# Pheasant Hunters Looking for Farm House to Rent and Hunt.



## Bear (Sep 13, 2003)

4 first time Pheasant Hunters to North Dakota are looking for a place to rent and access to Pheasant Hunting from 10-9-03 thru 10-16-03. We have 2 dogs with us. Please respond to [email protected] or phone me at 1-858-613-9124.

We are 4 Great guys-1 retired F&G upland game Bird Biologist, 1 NWTF President, 1 retired, 1 working stiff-a GE Lighting Sales rep-that's me-all from San Diego.

This is a once in a lifetime First Pheasant hunting trip to N. Dakota!!

Any kind assistance would be Greatly appreciated!

Take Care and Thank You!!

Gary Williams


----------



## Field Hunter (Mar 4, 2002)

Just a question since I've seen this post three times now...would next year be your "once in a lifetime SECOND pheasant huntng trip to ND". Many of us, includig myself, have gotten burned helping guys that "only wanted to come once to see what it is like hunting here" only to have those same guys lease or rent the areas the next year for exclusive rights to hunt.

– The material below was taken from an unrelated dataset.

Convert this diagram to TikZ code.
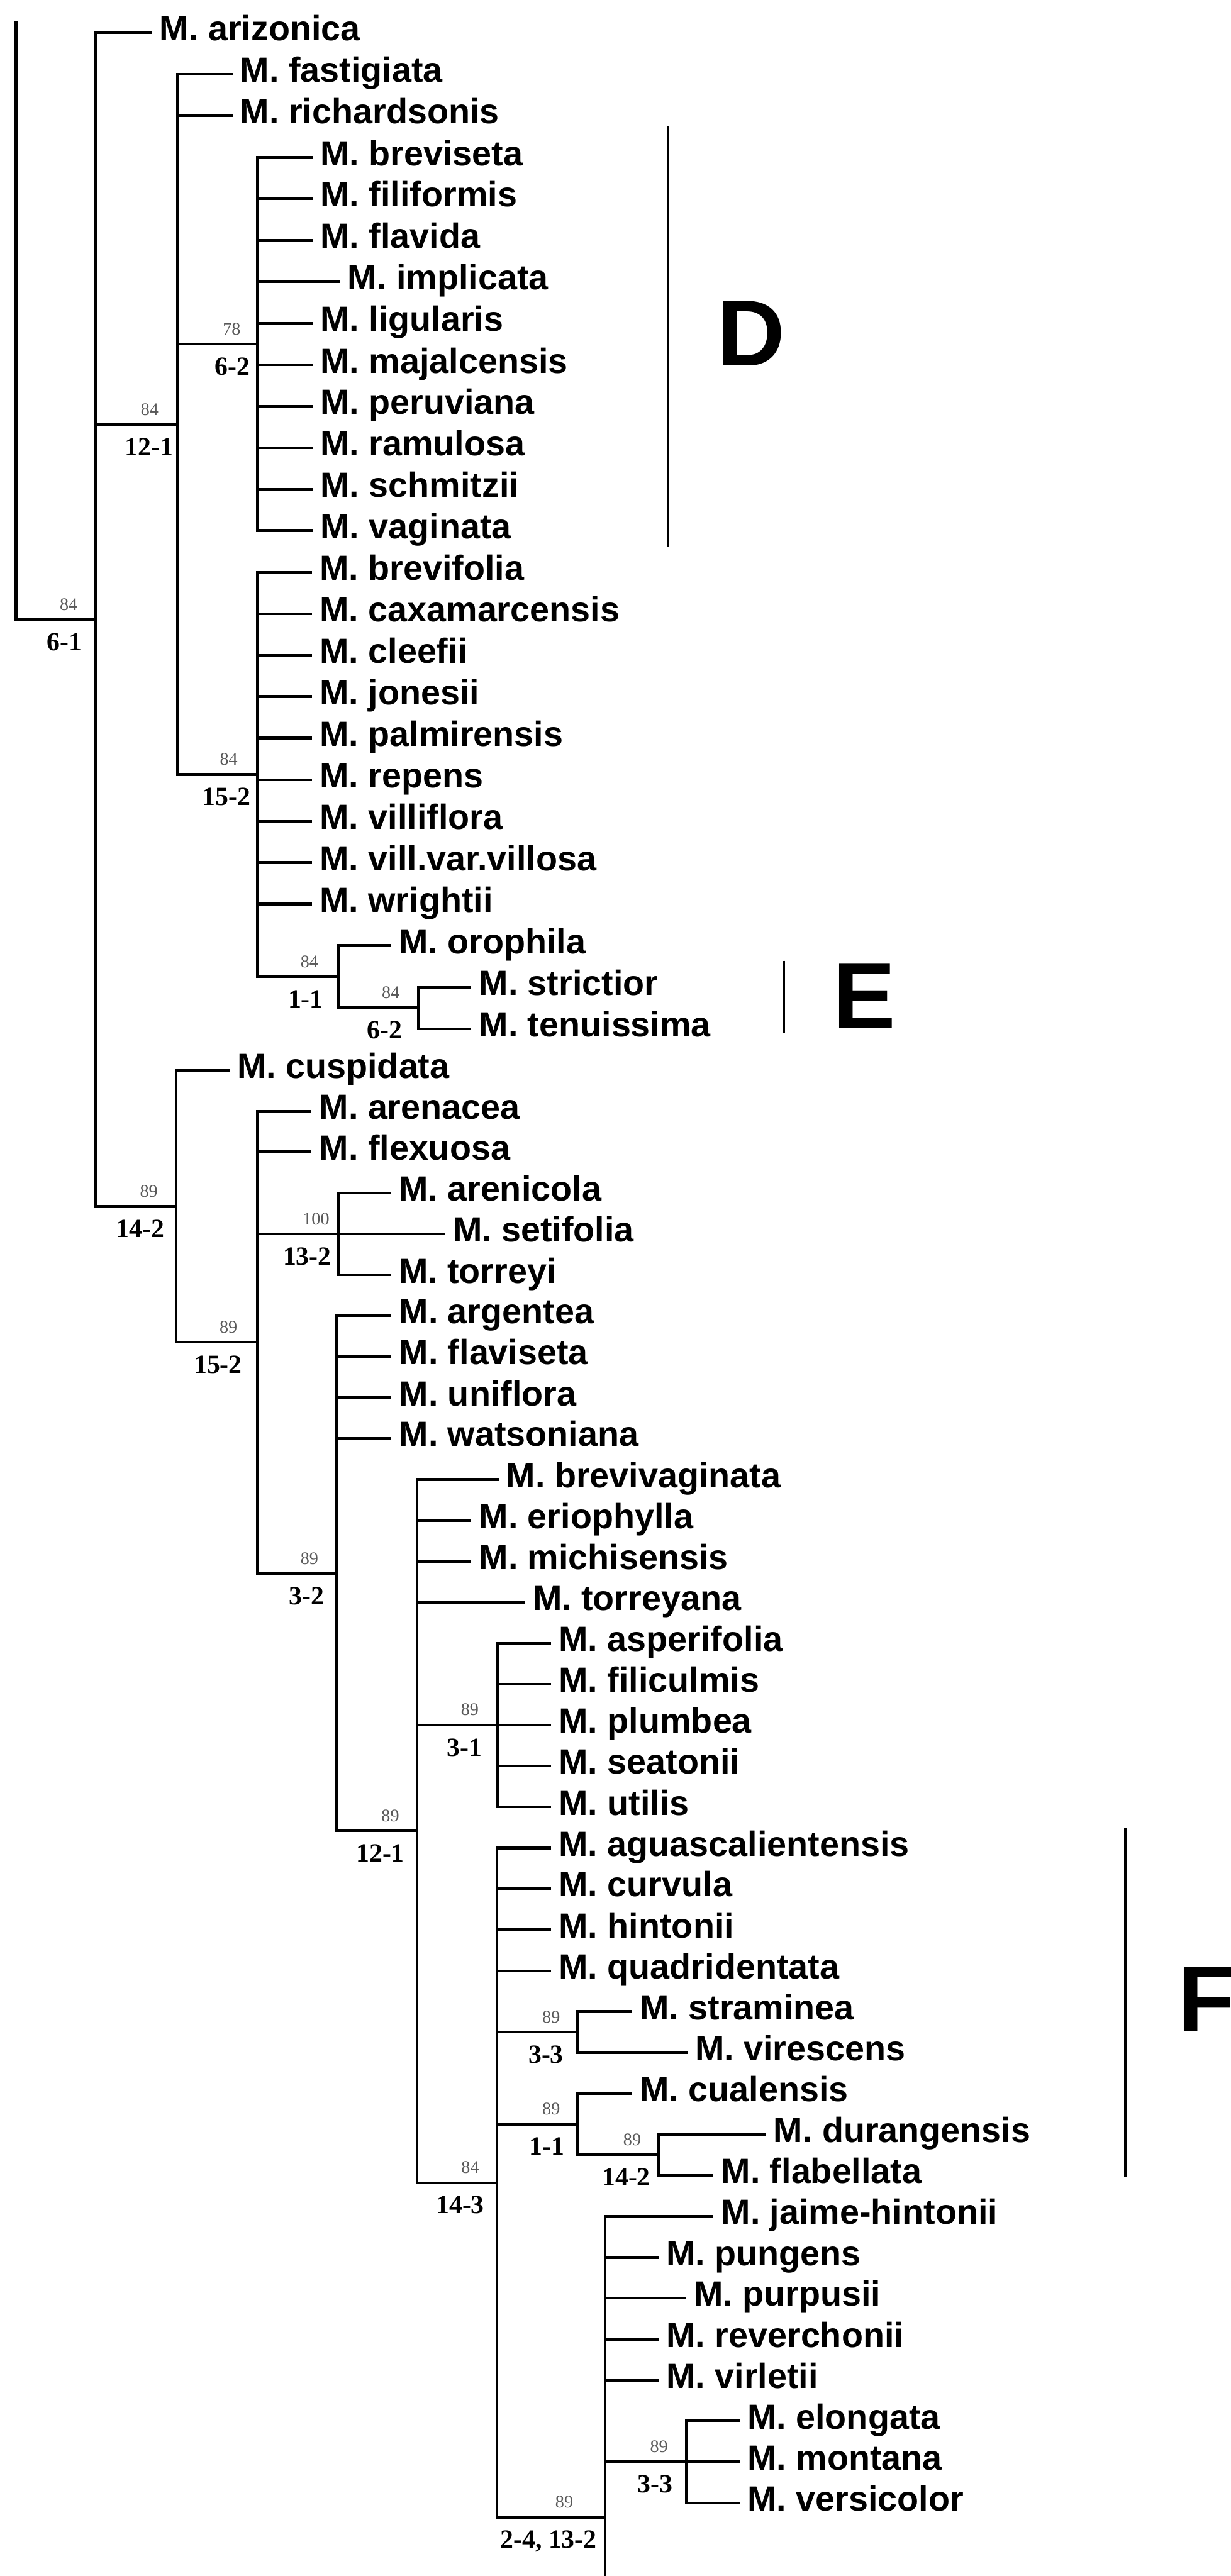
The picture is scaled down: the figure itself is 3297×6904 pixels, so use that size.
\documentclass[tikz,border=0pt]{standalone}
\usepackage{fontspec}
\setmainfont{Liberation Serif}
\setsansfont{Liberation Sans}
\tikzset{
  branch/.style={line width=2.1pt},
  cladebar/.style={line width=1.9pt},
  taxon/.style={anchor=west, inner xsep=0.2cm, inner ysep=0pt, text height=0.43cm, text depth=0pt,
    font=\sffamily\bfseries\fontsize{26.7}{30}\selectfont},
  bootval/.style={anchor=base, inner sep=0pt, text=black!65, font=\fontsize{13.5}{15}\selectfont},
  charval/.style={anchor=base, inner sep=0pt, font=\bfseries\fontsize{20}{24}\selectfont},
  grouplab/.style={anchor=base west, inner sep=0pt, font=\sffamily\bfseries\fontsize{71.5}{80}\selectfont}
}
\begin{document}
\begin{tikzpicture}[x=0.01cm, y=-0.01cm]
  \useasboundingbox (0,0) rectangle (3297,6904);

  % taxa
  \node[taxon] (arizonica) at (407,88) {M. arizonica};
  \node[taxon] (fastigiata) at (623,199) {M. fastigiata};
  \node[taxon] (richardsonis) at (623,310) {M. richardsonis};
  \node[taxon] (breviseta) at (838,422) {M. breviseta};
  \node[taxon] (filiformis) at (838,533) {M. filiformis};
  \node[taxon] (flavida) at (838,644) {M. flavida};
  \node[taxon] (implicata) at (911,755) {M. implicata};
  \node[taxon] (ligularis) at (838,866) {M. ligularis};
  \node[taxon] (majalcensis) at (838,978) {M. majalcensis};
  \node[taxon] (peruviana) at (838,1089) {M. peruviana};
  \node[taxon] (ramulosa) at (838,1200) {M. ramulosa};
  \node[taxon] (schmitzii) at (838,1311) {M. schmitzii};
  \node[taxon] (vaginata) at (838,1422) {M. vaginata};
  \node[taxon] (brevifolia) at (836,1534) {M. brevifolia};
  \node[taxon] (caxamarcensis) at (836,1645) {M. caxamarcensis};
  \node[taxon] (cleefii) at (836,1756) {M. cleefii};
  \node[taxon] (jonesii) at (836,1867) {M. jonesii};
  \node[taxon] (palmirensis) at (836,1978) {M. palmirensis};
  \node[taxon] (repens) at (836,2090) {M. repens};
  \node[taxon] (villiflora) at (836,2201) {M. villiflora};
  \node[taxon] (villosa) at (836,2312) {M. vill.var.villosa};
  \node[taxon] (wrightii) at (836,2423) {M. wrightii};
  \node[taxon] (orophila) at (1048,2534) {M. orophila};
  \node[taxon] (strictior) at (1263,2646) {M. strictior};
  \node[taxon] (tenuissima) at (1263,2757) {M. tenuissima};
  \node[taxon] (cuspidata) at (615,2868) {M. cuspidata};
  \node[taxon] (arenacea) at (835,2978) {M. arenacea};
  \node[taxon] (flexuosa) at (835,3087) {M. flexuosa};
  \node[taxon] (arenicola) at (1048,3197) {M. arenicola};
  \node[taxon] (setifolia) at (1193,3307) {M. setifolia};
  \node[taxon] (torreyi) at (1048,3417) {M. torreyi};
  \node[taxon] (argentea) at (1049,3526) {M. argentea};
  \node[taxon] (flaviseta) at (1049,3636) {M. flaviseta};
  \node[taxon] (uniflora) at (1049,3746) {M. uniflora};
  \node[taxon] (watsoniana) at (1049,3855) {M. watsoniana};
  \node[taxon] (brevivaginata) at (1336,3965) {M. brevivaginata};
  \node[taxon] (eriophylla) at (1263,4075) {M. eriophylla};
  \node[taxon] (michisensis) at (1263,4185) {M. michisensis};
  \node[taxon] (torreyana) at (1407,4294) {M. torreyana};
  \node[taxon] (asperifolia) at (1477,4404) {M. asperifolia};
  \node[taxon] (filiculmis) at (1477,4514) {M. filiculmis};
  \node[taxon] (plumbea) at (1477,4623) {M. plumbea};
  \node[taxon] (seatonii) at (1477,4733) {M. seatonii};
  \node[taxon] (utilis) at (1477,4843) {M. utilis};
  \node[taxon] (aguascalientensis) at (1477,4953) {M. aguascalientensis};
  \node[taxon] (curvula) at (1477,5062) {M. curvula};
  \node[taxon] (hintonii) at (1477,5172) {M. hintonii};
  \node[taxon] (quadridentata) at (1477,5282) {M. quadridentata};
  \node[taxon] (straminea) at (1694,5391) {M. straminea};
  \node[taxon] (virescens) at (1842,5501) {M. virescens};
  \node[taxon] (cualensis) at (1694,5611) {M. cualensis};
  \node[taxon] (durangensis) at (2052,5720) {M. durangensis};
  \node[taxon] (flabellata) at (1912,5830) {M. flabellata};
  \node[taxon] (jaimehintonii) at (1912,5940) {M. jaime-hintonii};
  \node[taxon] (pungens) at (1765,6050) {M. pungens};
  \node[taxon] (purpusii) at (1839,6159) {M. purpusii};
  \node[taxon] (reverchonii) at (1765,6269) {M. reverchonii};
  \node[taxon] (virletii) at (1765,6379) {M. virletii};
  \node[taxon] (elongata) at (1982,6488) {M. elongata};
  \node[taxon] (montana) at (1982,6598) {M. montana};
  \node[taxon] (versicolor) at (1982,6708) {M. versicolor};

  % inner nodes
  \coordinate (cuttop) at (43,57);
  \coordinate (n0) at (257,1660);
  \coordinate (n121a) at (476,1138);
  \coordinate (nD) at (690,922);
  \coordinate (n152a) at (690,2076);
  \coordinate (n11a) at (906,2618);
  \coordinate (nE) at (1121,2701);
  \coordinate (n142a) at (472,3233);
  \coordinate (n152b) at (689,3597);
  \coordinate (n132) at (906,3307);
  \coordinate (n32) at (901,4217);
  \coordinate (n121b) at (1117,4907);
  \coordinate (n31) at (1333,4623);
  \coordinate (n143) at (1332,5850);
  \coordinate (n33a) at (1548,5446);
  \coordinate (n11b) at (1548,5693);
  \coordinate (n142b) at (1765,5775);
  \coordinate (n24) at (1621,6746);
  \coordinate (n33b) at (1839,6598);
  \coordinate (cutbot) at (1621,6904);

  % branches
  \draw[branch] (cuttop) |- (n0);
  \draw[branch] (n0) |- (arizonica) (n0) |- (n121a) (n0) |- (n142a);
  \draw[branch] (n121a) |- (fastigiata) (n121a) |- (richardsonis) (n121a) |- (nD) (n121a) |- (n152a);
  \draw[branch] (nD) |- (breviseta) (nD) |- (filiformis) (nD) |- (flavida) (nD) |- (implicata)
    (nD) |- (ligularis) (nD) |- (majalcensis) (nD) |- (peruviana) (nD) |- (ramulosa)
    (nD) |- (schmitzii) (nD) |- (vaginata);
  \draw[branch] (n152a) |- (brevifolia) (n152a) |- (caxamarcensis) (n152a) |- (cleefii)
    (n152a) |- (jonesii) (n152a) |- (palmirensis) (n152a) |- (repens) (n152a) |- (villiflora)
    (n152a) |- (villosa) (n152a) |- (wrightii) (n152a) |- (n11a);
  \draw[branch] (n11a) |- (orophila) (n11a) |- (nE);
  \draw[branch] (nE) |- (strictior) (nE) |- (tenuissima);
  \draw[branch] (n142a) |- (cuspidata) (n142a) |- (n152b);
  \draw[branch] (n152b) |- (arenacea) (n152b) |- (flexuosa) (n152b) |- (n132) (n152b) |- (n32);
  \draw[branch] (n132) |- (arenicola) (n132) |- (setifolia) (n132) |- (torreyi);
  \draw[branch] (n32) |- (argentea) (n32) |- (flaviseta) (n32) |- (uniflora) (n32) |- (watsoniana)
    (n32) |- (n121b);
  \draw[branch] (n121b) |- (brevivaginata) (n121b) |- (eriophylla) (n121b) |- (michisensis)
    (n121b) |- (torreyana) (n121b) |- (n31) (n121b) |- (n143);
  \draw[branch] (n31) |- (asperifolia) (n31) |- (filiculmis) (n31) |- (plumbea) (n31) |- (seatonii)
    (n31) |- (utilis);
  \draw[branch] (n143) |- (aguascalientensis) (n143) |- (curvula) (n143) |- (hintonii)
    (n143) |- (quadridentata) (n143) |- (n33a) (n143) |- (n11b) (n143) |- (n24);
  \draw[branch] (n33a) |- (straminea) (n33a) |- (virescens);
  \draw[branch] (n11b) |- (cualensis) (n11b) |- (n142b);
  \draw[branch] (n142b) |- (durangensis) (n142b) |- (flabellata);
  \draw[branch] (n24) |- (jaimehintonii) (n24) |- (pungens) (n24) |- (purpusii) (n24) |- (reverchonii)
    (n24) |- (virletii) (n24) |- (n33b) (n24) -- (cutbot);
  \draw[branch] (n33b) |- (elongata) (n33b) |- (montana) (n33b) |- (versicolor);

  % support and character labels
  \node[bootval] (s0) at (184,1635) {84};
  \node[charval] (c0) at (173,1743) {6-1};
  \node[bootval] (s121a) at (401,1113) {84};
  \node[charval] (c121a) at (399,1221) {12-1};
  \node[bootval] (sD) at (621,897) {78};
  \node[charval] (cD) at (623,1005) {6-2};
  \node[bootval] (s152a) at (613,2051) {84};
  \node[charval] (c152a) at (607,2159) {15-2};
  \node[bootval] (s11a) at (829,2593) {84};
  \node[charval] (c11a) at (819,2701) {1-1};
  \node[bootval] (sE) at (1047,2676) {84};
  \node[charval] (cE) at (1031,2784) {6-2};
  \node[bootval] (s142a) at (399,3208) {89};
  \node[charval] (c142a) at (376,3316) {14-2};
  \node[bootval] (s152b) at (612,3572) {89};
  \node[charval] (c152b) at (584,3680) {15-2};
  \node[bootval] (s132) at (847,3282) {100};
  \node[charval] (c132) at (823,3390) {13-2};
  \node[bootval] (s32) at (829,4192) {89};
  \node[charval] (c32) at (821,4300) {3-2};
  \node[bootval] (s121b) at (1046,4882) {89};
  \node[charval] (c121b) at (1019,4990) {12-1};
  \node[bootval] (s31) at (1259,4598) {89};
  \node[charval] (c31) at (1245,4706) {3-1};
  \node[bootval] (s143) at (1260,5825) {84};
  \node[charval] (c143) at (1233,5933) {14-3};
  \node[bootval] (s33a) at (1477,5421) {89};
  \node[charval] (c33a) at (1463,5529) {3-3};
  \node[bootval] (s11b) at (1477,5668) {89};
  \node[charval] (c11b) at (1466,5776) {1-1};
  \node[bootval] (s142b) at (1694,5750) {89};
  \node[charval] (c142b) at (1678,5858) {14-2};
  \node[bootval] (s24) at (1512,6721) {89};
  \node[charval] (c24) at (1470,6829) {2-4, 13-2};
  \node[bootval] (s33b) at (1766,6573) {89};
  \node[charval] (c33b) at (1756,6681) {3-3};

  % groups
  \draw[cladebar] (1790,337) -- (1790,1465);
  \node[grouplab] (grpD) at (1922,980) {D};
  \draw[cladebar] (2101,2575) -- (2101,2767);
  \node[grouplab] (grpE) at (2231,2757) {E};
  \draw[cladebar] (3015,4899) -- (3015,5836);
  \node[grouplab] (grpF) at (3156,5445) {F};
\end{tikzpicture}
\end{document}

Seriously, since you seem to know how to seem to know how to use the internet, you may want to search under "hunting, ND, guides, bread and breakfast, www.discovernd.com, etc. There are plenty of places to hunt pheasants in ND. If you haven't rented a motel or made accomodations before now it may be difficult to find something. Another hint....the later you come in the season the easier it is to get on private land and the easier it is to find a place to stay.


----------